Not that laments and fear are invalid, only that we can't let them consume us.  And then we broke into small groups and each leader had questions to ask to guide the discussion and a note taker and would come to another meeting 2 days later to share what his/her group had discussed.  It turned out to be fairly productive and helpful and each of the groups talked for about an hour before I cut them off so as not to run on too long. 

We got a lot of helpful feedback about our vision and priorities, some complaints/frustrations that need to be met in the coming months (particularly regarding communication, both internal and external), as well as some areas that need some extra education/information. 

The one area we didn't have true clarity on was what to do about our staff and the money question. For some groups, the custodian was a must keep, for others they had folks ready to volunteer for the role.  Something similar happened for almost all of the positions...one group would say "must be paid" and another would have someone volunteer.  There was no clear answer.

So, tomorrow night, we will have yet another all church meeting and we will do some education on those areas that clearly needed attention (apportionments, endowment, bequests, why we continue to do outreach when we need help financially, etc) and then we will ask the $74,000 question...what do we do?  concretely? practically?
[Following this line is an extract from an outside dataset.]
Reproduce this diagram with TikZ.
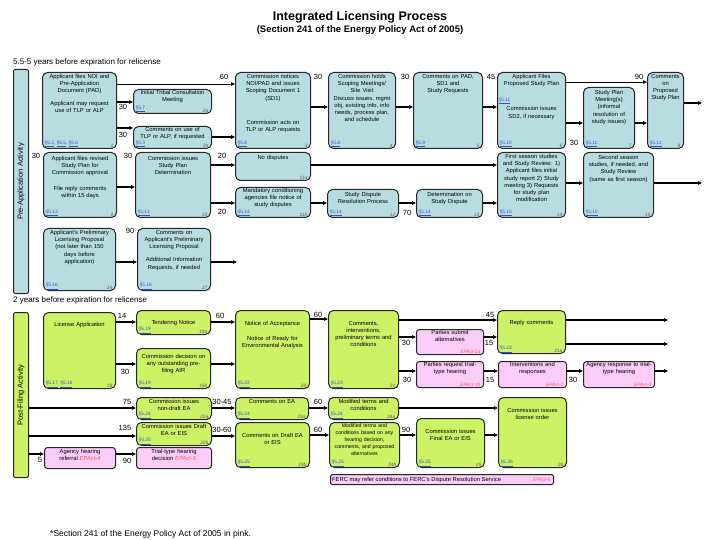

Which positions, if any, are NECESSARY? If we don't pay for these positions, who will do these ministries?  specifically, not theoretically...and so on.  

All of this has been messy and hard.  It's fairly easy to capsize and summarize here, but not in life.  

At the beginning of the post I said it has brought possibilities...and it has and those should not be forgotten.  The reality is, if we had $74,000 in hand, we would be very likely to do everything we have been doing for the last 10 years just as we have been for the last 10 years.  There would be no need to change.  Not practically speaking anyway.  But this "problem" forces our hand.  It forces us to be creative and think outside the box.  We have to think of ministry differently.  Each member of the church has to think of him/herself in ministry differently and that has huge potential.  

Of course, I'd love to have the money in hand. But not if it's going to cause us to keep doing what we've been doing.  We need to change. Not because we are a bad church or unhealthy (we're not, it's one of the healthiest churches I've ever known...), but because nothing and no one and no church can flourish without changing.  It has to happen.  And, so this year, we get pruned back, so that in the spring we can blossom and grow in ways we haven't for quite a few years.  And that to me, no matter how much my heart has hurt in these last few months, is a God thing.